Print the lines of the listing below verbatim from its first line through the line bearing "yb_ticks = [0.01, 0.1, 1, 10, 100]". Any pictures are to be omitted.

— Start Records for the task —

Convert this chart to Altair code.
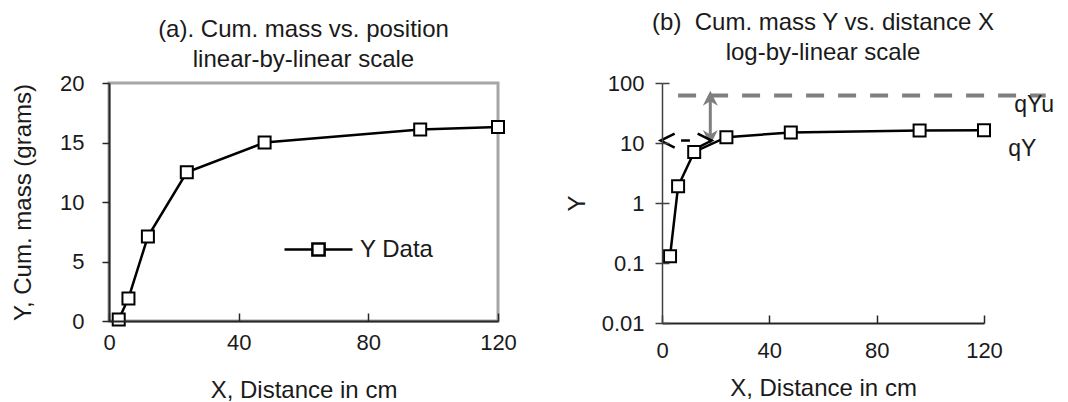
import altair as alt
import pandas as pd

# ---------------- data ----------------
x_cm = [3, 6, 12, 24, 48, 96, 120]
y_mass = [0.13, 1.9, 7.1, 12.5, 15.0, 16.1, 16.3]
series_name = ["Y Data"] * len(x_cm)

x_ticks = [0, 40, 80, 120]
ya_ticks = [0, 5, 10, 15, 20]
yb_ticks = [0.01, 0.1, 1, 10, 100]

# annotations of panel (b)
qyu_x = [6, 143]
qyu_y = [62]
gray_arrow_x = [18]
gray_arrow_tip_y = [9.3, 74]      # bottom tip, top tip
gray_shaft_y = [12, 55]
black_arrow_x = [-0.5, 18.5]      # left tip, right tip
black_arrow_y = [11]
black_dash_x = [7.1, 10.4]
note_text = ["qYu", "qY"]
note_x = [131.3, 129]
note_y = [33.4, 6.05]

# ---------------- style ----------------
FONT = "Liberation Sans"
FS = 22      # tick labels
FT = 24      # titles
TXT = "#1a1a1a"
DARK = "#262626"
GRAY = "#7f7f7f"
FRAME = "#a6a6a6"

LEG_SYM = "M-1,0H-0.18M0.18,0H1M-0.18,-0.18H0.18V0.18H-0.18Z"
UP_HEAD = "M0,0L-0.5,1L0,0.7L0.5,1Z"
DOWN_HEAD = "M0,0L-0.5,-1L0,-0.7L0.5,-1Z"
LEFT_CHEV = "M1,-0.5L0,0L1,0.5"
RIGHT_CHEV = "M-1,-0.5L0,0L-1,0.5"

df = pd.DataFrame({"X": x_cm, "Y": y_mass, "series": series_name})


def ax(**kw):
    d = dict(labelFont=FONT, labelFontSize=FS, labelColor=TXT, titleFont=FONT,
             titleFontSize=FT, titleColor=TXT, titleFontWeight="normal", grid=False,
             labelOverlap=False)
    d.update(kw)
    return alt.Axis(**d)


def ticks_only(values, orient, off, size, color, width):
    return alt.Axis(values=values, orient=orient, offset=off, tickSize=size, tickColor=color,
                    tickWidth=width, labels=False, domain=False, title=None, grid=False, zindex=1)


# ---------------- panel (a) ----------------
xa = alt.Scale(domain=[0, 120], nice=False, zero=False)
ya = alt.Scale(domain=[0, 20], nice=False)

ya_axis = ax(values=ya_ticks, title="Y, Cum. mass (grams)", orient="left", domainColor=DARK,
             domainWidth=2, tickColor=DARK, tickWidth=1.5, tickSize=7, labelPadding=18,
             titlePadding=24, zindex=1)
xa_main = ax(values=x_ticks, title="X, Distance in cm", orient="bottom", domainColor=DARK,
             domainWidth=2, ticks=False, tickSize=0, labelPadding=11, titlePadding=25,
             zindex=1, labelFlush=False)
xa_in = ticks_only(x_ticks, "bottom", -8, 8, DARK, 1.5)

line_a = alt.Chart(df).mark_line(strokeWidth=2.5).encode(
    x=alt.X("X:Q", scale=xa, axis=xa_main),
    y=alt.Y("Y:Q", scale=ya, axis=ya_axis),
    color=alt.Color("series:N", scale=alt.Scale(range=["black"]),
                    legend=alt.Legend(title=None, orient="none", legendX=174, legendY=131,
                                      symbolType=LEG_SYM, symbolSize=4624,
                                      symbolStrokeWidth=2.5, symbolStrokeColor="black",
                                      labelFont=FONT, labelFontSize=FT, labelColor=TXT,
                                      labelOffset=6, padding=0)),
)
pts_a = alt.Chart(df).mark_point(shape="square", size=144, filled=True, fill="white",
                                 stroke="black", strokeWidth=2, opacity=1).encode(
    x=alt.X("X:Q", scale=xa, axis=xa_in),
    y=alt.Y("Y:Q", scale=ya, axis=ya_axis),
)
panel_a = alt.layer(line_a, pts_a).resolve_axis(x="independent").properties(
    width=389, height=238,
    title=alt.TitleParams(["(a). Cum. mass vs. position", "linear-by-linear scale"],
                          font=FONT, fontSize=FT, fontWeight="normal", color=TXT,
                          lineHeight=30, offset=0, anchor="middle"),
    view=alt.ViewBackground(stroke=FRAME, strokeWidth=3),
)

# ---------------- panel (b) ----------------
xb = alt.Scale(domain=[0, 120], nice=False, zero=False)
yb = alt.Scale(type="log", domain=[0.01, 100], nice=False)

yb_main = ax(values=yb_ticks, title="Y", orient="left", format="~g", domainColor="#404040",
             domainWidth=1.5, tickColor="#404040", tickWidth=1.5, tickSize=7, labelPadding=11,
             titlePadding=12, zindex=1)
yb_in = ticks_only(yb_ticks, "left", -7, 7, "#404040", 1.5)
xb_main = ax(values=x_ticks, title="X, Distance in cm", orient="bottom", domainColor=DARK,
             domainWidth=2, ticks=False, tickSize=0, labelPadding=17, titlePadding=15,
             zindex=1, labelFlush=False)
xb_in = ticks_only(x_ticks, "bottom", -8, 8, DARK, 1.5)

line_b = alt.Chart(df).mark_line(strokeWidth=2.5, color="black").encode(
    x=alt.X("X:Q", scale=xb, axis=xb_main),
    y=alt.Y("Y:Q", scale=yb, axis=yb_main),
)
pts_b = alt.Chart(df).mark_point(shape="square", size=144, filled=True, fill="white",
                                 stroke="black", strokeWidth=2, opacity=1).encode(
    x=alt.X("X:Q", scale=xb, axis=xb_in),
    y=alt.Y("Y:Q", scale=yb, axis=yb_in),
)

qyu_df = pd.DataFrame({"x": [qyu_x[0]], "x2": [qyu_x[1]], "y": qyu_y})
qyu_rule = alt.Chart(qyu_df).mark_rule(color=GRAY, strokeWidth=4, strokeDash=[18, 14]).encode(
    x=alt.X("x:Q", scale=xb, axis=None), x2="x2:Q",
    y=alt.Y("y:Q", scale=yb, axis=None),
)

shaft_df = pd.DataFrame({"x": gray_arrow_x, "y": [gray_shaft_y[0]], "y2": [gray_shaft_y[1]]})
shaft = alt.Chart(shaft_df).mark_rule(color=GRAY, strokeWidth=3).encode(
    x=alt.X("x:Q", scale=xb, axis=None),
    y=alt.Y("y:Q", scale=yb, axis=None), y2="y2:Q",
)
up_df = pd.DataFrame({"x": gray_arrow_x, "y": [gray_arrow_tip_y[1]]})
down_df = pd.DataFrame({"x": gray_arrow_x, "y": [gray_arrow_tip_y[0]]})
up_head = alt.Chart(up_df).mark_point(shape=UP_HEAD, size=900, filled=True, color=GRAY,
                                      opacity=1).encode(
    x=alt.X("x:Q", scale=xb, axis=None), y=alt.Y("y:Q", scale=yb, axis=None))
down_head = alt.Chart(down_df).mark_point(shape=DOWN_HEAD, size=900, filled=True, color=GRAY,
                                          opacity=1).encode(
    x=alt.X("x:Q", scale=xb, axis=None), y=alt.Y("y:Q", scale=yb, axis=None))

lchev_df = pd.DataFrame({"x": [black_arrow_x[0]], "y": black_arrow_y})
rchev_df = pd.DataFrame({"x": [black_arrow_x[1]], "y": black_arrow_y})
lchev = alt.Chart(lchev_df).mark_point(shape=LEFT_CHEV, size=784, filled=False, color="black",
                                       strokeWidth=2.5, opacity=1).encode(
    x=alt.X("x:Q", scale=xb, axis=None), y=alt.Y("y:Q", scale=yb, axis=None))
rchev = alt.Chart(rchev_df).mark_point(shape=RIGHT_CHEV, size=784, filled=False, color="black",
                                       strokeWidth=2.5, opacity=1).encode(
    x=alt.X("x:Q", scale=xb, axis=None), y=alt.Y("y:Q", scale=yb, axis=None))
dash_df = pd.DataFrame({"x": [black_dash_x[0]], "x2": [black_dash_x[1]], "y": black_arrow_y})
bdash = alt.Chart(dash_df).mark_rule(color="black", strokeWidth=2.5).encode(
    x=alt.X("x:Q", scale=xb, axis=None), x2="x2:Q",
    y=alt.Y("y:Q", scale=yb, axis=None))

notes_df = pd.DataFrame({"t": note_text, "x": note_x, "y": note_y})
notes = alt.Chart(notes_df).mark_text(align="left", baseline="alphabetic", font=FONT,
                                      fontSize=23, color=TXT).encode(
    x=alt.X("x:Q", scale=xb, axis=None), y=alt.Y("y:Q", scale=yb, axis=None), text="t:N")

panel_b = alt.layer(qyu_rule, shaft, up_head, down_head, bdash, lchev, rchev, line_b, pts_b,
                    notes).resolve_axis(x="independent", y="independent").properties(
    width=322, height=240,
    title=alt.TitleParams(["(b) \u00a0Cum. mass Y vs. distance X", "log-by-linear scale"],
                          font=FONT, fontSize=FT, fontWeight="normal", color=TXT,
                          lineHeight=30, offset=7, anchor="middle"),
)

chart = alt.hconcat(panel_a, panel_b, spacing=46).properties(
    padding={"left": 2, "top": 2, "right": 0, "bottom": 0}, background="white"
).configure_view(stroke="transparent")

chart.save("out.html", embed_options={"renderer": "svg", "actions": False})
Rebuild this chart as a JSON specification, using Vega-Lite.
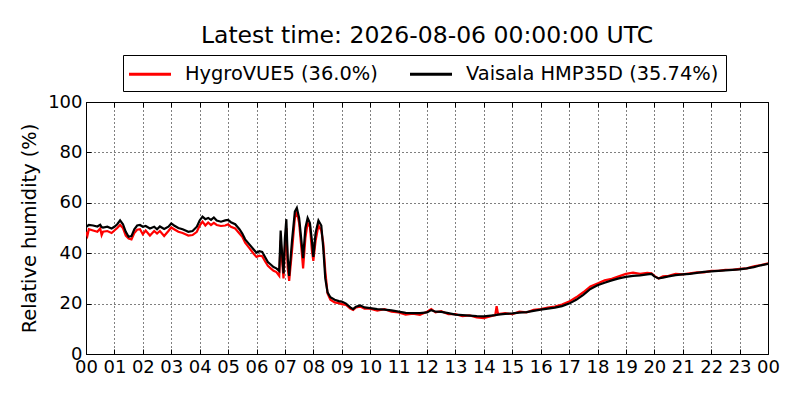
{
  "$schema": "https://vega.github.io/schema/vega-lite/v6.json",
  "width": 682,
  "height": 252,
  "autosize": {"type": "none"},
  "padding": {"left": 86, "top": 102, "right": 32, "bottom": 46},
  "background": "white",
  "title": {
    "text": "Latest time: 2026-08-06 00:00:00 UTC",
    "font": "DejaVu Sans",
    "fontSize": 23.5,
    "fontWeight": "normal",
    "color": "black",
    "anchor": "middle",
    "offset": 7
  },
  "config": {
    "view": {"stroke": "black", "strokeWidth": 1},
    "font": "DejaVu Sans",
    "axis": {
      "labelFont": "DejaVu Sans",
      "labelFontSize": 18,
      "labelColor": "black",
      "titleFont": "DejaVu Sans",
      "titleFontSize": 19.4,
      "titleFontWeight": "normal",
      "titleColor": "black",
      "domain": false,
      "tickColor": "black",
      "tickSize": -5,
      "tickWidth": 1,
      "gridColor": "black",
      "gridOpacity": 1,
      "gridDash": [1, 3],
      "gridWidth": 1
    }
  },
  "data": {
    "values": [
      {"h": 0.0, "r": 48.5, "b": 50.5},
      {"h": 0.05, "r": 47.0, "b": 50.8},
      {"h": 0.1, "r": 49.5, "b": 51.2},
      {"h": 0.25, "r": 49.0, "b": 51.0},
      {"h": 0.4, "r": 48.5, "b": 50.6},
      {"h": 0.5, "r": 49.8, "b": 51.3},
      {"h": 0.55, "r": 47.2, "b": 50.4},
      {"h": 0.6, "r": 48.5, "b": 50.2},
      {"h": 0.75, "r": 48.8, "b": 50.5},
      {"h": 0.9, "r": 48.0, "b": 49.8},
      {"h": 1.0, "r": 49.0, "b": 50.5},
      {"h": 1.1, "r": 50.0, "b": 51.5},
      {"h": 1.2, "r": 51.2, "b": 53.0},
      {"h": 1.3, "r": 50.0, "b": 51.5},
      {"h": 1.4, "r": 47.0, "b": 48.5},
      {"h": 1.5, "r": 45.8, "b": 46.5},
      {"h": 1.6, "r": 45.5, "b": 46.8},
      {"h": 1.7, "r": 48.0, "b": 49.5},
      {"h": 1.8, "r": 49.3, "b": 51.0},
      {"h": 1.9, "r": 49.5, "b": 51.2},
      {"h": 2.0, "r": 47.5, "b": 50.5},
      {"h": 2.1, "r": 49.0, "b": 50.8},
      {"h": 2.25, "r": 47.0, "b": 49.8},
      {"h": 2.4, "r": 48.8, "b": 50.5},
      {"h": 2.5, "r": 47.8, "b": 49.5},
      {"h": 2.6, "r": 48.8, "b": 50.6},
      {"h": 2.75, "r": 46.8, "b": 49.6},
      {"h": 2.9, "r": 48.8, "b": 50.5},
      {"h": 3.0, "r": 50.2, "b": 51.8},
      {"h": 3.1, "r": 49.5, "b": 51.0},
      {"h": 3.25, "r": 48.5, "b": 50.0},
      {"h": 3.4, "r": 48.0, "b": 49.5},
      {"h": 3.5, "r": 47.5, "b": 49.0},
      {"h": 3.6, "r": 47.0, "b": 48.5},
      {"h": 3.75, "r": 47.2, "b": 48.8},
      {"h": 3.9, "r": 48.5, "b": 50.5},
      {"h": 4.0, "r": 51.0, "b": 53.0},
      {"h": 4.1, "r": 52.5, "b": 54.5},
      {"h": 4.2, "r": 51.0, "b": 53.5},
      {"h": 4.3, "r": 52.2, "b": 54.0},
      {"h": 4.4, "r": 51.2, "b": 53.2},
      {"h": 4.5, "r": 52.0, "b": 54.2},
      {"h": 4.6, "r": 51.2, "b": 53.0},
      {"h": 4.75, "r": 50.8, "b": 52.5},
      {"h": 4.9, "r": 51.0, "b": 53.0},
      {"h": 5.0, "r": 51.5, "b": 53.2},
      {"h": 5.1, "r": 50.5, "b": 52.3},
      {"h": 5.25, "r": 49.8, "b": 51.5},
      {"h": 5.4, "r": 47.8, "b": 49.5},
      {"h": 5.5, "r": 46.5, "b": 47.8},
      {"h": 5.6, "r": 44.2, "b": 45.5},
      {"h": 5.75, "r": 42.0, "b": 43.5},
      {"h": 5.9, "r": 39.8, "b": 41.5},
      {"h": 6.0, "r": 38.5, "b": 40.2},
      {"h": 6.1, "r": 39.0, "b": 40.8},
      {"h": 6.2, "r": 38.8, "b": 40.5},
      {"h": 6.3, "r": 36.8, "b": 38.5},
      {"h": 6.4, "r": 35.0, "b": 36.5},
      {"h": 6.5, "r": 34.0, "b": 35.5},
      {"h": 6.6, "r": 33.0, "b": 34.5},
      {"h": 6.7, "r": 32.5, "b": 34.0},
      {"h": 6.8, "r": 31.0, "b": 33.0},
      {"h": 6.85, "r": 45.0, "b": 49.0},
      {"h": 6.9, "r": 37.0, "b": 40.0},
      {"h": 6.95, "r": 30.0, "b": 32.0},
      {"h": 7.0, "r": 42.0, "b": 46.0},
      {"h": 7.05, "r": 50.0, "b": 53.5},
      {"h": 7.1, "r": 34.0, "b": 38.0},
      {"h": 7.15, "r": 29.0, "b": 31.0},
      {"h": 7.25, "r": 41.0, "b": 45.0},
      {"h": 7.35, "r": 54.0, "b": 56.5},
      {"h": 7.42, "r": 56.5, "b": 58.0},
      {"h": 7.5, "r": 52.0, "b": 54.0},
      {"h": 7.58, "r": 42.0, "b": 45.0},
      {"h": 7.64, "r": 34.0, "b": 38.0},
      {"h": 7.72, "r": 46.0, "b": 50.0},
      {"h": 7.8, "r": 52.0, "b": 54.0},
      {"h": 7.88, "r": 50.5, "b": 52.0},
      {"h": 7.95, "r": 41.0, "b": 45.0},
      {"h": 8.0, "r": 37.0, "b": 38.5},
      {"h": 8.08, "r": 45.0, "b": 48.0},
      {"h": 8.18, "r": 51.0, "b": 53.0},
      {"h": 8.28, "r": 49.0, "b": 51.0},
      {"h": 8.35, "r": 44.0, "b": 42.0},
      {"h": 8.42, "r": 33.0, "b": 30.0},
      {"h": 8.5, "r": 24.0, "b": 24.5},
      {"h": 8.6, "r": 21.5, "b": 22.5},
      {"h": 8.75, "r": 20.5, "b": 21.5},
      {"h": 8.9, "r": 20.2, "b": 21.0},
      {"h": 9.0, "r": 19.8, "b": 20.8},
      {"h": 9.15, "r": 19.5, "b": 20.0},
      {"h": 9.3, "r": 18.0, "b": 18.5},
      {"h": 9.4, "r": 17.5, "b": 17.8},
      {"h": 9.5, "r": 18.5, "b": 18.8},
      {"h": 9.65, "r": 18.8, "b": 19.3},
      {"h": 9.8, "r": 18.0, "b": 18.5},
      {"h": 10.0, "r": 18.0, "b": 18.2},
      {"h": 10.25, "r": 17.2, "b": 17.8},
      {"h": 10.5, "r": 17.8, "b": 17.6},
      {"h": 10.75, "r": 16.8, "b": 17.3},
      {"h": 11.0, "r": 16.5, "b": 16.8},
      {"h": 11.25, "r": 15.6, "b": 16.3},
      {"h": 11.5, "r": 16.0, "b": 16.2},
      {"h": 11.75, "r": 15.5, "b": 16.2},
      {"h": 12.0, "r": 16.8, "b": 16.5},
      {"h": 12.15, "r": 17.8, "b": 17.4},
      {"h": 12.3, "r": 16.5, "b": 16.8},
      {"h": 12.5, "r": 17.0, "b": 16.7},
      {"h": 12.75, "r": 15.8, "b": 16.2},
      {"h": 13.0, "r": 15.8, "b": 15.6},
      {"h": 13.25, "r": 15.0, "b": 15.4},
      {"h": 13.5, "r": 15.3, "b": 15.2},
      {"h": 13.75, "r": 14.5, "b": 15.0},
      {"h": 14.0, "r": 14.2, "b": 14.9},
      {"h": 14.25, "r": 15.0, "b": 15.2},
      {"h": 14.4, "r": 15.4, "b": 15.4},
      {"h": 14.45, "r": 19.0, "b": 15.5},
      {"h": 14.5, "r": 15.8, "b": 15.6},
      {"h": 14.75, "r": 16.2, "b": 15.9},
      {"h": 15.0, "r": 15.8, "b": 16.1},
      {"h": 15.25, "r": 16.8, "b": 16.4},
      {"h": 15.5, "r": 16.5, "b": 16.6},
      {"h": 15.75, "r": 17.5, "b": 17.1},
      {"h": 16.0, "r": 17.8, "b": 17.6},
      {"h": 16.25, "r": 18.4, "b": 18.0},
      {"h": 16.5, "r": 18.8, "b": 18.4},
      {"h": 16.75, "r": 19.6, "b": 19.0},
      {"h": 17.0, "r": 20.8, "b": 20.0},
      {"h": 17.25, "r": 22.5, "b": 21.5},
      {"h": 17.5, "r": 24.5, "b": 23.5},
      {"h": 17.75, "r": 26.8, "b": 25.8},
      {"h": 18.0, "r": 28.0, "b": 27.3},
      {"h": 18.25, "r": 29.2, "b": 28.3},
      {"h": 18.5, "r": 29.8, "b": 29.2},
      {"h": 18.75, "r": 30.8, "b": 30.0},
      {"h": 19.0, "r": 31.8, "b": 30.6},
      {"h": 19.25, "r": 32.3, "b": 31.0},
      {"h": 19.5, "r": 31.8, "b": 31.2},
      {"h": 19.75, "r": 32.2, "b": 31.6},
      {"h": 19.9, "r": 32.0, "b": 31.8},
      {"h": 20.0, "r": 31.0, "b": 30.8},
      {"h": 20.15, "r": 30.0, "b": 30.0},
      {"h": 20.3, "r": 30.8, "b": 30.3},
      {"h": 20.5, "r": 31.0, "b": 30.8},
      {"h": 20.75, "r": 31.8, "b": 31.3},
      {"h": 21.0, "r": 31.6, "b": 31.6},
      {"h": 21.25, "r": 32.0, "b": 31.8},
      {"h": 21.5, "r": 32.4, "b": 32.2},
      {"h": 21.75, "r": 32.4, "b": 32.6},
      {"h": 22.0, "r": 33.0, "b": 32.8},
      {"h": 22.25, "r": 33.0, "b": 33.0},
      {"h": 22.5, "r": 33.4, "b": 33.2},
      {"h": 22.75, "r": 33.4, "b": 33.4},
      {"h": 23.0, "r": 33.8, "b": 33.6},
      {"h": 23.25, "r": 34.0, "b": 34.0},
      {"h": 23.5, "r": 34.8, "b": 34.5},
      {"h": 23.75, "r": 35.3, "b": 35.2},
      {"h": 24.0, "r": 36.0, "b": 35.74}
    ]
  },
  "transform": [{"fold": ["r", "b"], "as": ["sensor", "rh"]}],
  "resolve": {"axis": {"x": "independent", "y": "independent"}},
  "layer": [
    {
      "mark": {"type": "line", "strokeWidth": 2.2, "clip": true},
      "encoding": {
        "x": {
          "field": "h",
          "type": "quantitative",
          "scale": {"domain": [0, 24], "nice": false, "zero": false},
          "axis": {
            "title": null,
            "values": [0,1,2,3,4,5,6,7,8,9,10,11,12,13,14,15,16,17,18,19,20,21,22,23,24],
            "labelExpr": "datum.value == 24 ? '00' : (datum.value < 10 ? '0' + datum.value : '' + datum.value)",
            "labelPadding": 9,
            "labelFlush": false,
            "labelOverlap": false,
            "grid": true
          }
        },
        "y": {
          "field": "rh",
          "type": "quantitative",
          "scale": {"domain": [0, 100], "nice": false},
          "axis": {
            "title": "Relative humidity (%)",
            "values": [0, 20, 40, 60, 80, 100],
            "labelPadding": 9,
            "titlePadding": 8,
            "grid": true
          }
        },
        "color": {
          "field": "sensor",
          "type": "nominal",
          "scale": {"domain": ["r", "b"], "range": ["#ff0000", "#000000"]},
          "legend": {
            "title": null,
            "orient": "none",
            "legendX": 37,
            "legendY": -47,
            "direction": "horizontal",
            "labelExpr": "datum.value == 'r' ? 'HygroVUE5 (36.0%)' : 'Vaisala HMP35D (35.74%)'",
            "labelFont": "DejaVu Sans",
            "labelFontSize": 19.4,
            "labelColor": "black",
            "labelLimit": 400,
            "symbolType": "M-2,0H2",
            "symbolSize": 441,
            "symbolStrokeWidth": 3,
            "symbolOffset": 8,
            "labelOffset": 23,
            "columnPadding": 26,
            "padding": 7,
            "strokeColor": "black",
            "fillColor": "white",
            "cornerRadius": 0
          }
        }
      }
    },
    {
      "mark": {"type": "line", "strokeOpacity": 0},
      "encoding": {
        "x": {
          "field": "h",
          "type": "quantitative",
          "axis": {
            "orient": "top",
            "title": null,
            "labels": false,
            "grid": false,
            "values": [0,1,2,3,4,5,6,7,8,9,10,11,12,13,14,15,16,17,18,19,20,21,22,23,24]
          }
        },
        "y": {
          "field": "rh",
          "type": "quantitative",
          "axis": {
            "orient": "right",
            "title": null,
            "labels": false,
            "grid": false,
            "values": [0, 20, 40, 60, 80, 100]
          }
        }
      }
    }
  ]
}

— End Records for the task —

[Reply to the exercise]
Convert this chart to Altair code.
import altair as alt
import pandas as pd

# ---------------- data ----------------
x_cm = [3, 6, 12, 24, 48, 96, 120]
y_mass = [0.13, 1.9, 7.1, 12.5, 15.0, 16.1, 16.3]
series_name = ["Y Data"] * len(x_cm)

x_ticks = [0, 40, 80, 120]
ya_ticks = [0, 5, 10, 15, 20]
yb_ticks = [0.01, 0.1, 1, 10, 100]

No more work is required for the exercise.